The Vehicle Routing Problem (VRP) is a complex combinatorial optimization problem which constitutes an important industrial and social issue: that of constructing routes for vehicles to visit a set of customers at minimum cost, minimizing its environmental impact of the resulting fuel consumption, as well as other human costs, which are added to the congestion problem.
The importance of this topic is reflected in the research interest. The need to develop methods, models and decision support systems (DSS) that contribute to an efficient management of transport fleets seems evident and constitutes a priority concern to both the private and the public sectors, and a challenge for the scientific community. In order to complete this target, hybrid algorithms and heuristics, based on simulation, constraint programming, combinatorial optimization and artificial intelligence, must be developed and implemented in order to make practical contributions to improve decision making processes in efficient transportation planning and management.

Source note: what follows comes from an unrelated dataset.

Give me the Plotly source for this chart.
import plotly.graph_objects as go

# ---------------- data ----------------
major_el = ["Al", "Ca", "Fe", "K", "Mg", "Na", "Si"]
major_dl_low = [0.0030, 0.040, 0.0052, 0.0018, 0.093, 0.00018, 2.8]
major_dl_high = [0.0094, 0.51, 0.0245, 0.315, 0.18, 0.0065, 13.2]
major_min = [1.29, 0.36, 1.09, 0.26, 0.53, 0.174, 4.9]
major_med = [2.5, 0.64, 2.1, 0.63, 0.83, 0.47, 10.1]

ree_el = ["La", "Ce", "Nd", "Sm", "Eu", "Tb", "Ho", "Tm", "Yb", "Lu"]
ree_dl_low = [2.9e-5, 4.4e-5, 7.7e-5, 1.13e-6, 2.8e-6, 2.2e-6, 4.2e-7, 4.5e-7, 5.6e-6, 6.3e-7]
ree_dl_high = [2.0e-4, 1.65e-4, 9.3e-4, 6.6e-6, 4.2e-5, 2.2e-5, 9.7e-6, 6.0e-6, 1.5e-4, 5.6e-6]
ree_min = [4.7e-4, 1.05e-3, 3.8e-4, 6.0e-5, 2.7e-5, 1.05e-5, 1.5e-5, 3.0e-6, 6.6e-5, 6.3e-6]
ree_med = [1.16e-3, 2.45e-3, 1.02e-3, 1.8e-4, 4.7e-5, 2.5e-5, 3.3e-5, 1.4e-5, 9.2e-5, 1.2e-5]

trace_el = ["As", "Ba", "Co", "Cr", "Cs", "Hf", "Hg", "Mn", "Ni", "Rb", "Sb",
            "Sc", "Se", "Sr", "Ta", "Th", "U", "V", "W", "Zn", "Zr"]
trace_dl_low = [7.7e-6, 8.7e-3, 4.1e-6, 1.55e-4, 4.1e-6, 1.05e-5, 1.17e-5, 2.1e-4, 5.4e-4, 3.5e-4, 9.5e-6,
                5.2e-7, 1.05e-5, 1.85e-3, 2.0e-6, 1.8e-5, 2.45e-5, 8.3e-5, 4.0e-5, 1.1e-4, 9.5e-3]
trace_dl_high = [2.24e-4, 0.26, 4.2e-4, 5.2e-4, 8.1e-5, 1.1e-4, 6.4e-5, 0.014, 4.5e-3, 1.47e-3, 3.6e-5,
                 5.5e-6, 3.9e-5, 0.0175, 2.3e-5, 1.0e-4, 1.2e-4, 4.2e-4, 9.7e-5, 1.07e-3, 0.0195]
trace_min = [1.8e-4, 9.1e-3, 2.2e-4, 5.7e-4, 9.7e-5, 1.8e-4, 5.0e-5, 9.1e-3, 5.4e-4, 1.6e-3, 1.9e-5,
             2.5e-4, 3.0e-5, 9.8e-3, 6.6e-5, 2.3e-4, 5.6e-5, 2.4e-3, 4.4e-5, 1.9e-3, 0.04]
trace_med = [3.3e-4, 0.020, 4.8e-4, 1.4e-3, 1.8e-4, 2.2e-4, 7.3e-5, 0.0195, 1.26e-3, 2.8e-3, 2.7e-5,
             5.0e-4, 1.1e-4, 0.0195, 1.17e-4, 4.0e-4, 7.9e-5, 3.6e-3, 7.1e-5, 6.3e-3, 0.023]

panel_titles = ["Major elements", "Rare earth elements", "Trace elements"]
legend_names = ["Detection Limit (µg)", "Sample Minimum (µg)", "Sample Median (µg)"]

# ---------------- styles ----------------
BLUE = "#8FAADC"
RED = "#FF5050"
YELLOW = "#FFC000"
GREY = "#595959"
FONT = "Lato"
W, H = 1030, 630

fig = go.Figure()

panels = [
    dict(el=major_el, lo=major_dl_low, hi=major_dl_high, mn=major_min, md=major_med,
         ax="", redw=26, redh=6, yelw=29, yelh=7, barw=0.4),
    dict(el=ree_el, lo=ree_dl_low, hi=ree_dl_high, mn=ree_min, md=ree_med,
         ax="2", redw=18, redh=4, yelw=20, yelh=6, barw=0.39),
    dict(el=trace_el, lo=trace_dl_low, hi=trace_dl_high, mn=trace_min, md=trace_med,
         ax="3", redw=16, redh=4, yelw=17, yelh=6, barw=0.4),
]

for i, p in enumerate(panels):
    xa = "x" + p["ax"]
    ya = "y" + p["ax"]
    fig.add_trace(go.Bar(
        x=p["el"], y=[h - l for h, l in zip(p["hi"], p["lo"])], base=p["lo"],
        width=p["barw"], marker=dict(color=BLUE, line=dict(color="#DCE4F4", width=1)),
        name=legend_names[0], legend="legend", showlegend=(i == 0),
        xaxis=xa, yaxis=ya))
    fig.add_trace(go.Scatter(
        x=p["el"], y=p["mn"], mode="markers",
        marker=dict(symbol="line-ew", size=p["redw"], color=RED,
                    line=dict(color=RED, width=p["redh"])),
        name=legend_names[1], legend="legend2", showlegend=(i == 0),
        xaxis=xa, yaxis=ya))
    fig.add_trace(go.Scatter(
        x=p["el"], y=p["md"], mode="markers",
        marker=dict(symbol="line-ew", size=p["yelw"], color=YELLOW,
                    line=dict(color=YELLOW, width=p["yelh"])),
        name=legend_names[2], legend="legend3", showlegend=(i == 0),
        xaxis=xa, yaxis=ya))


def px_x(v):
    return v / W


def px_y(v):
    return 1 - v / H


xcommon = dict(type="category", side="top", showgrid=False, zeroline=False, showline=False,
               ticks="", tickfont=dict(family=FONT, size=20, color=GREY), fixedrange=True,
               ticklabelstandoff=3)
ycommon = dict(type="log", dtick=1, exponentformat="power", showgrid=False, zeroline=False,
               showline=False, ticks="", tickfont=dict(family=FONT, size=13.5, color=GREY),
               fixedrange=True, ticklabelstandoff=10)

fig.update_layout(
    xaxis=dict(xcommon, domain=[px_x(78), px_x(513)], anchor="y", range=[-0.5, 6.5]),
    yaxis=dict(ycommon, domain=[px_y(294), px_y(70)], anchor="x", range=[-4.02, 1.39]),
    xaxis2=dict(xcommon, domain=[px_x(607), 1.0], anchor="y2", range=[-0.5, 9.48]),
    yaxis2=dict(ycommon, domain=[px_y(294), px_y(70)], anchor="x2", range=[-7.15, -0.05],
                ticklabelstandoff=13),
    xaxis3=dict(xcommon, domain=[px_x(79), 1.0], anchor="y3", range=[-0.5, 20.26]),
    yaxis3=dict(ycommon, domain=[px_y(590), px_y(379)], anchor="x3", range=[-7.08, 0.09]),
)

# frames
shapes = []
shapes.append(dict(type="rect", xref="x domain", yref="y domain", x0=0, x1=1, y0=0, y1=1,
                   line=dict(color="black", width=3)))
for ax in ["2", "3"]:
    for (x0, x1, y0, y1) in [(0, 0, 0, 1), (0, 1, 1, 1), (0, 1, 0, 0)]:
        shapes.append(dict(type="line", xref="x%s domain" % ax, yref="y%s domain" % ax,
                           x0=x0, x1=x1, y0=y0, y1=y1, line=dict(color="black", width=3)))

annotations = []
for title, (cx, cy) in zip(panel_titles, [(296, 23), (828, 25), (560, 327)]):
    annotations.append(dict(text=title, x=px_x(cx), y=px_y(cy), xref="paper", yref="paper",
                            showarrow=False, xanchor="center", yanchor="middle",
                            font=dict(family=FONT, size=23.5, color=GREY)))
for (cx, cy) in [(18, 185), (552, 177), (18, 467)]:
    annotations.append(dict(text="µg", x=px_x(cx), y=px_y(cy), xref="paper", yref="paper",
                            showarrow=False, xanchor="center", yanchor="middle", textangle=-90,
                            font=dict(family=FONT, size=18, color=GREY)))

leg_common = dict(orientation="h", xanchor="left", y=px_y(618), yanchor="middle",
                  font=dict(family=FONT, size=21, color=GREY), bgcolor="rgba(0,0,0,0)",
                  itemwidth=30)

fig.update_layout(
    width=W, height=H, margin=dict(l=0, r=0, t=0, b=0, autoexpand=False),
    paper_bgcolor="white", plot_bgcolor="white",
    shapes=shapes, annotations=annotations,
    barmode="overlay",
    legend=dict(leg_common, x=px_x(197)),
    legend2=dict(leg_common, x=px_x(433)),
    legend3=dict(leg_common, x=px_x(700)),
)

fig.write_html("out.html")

This track aims at presenting and discussing the state of the art and new optimization applications to solve VRP problems.
Overall objectives of the track
- To identify and present new developments of optimization algorithms and hybrid techniques which provide good solutions to real routing problems.
- To propose hybrid methodologies and algorithms, combining simulation and optimization techniques, able to provide efficient solutions.
- To propose the use of modelling methodologies (e.g. Coloured Petri Nets) enabling: routing problem formalization; systematic development of optimisation models; validation and verification of the decision making tools; and automatic generation of information subsystems.
- To propose the use of models to incorporate environmental factors associated with road transportation, as a part of the cost functions used for decision making.
- Development of tools and strategies that allow to process efficiently raw data provided by geographical information and other telecommunication systems.
- Hybrid methodologies combining different approaches to solve the VRP.
- Empirical results of the application of both hybrid and pure methodologies to VRP and all the different kinds of VRPs (i.e. CVRP, CVRPTW, P&DVRP, etc.)
- Surveys on the current state of the art regarding the VRP, comparing methodologies, techniques, etc.
- Libraries or Toolboxes (for LP, CP, etc.) containing different constraints which can be used in the construction of VRP models.
- Solutions to all those applications not including vehicles but having the same features as VRP (i.e. nets data transmission, TSP, etc.)
- Algorithms and methods to optimize the massive information extracted from GIS and needed by VRP solvers.
- All those works connecting the VRP and environmental issues, including possible future scenarios (e.g. new green vehicles, maximum speed limitations, etc.)
- Decision Support Systems.
- DSS both with and without response online and fast replannings based on GPSs and on-time information.
- All types of traffic simulators.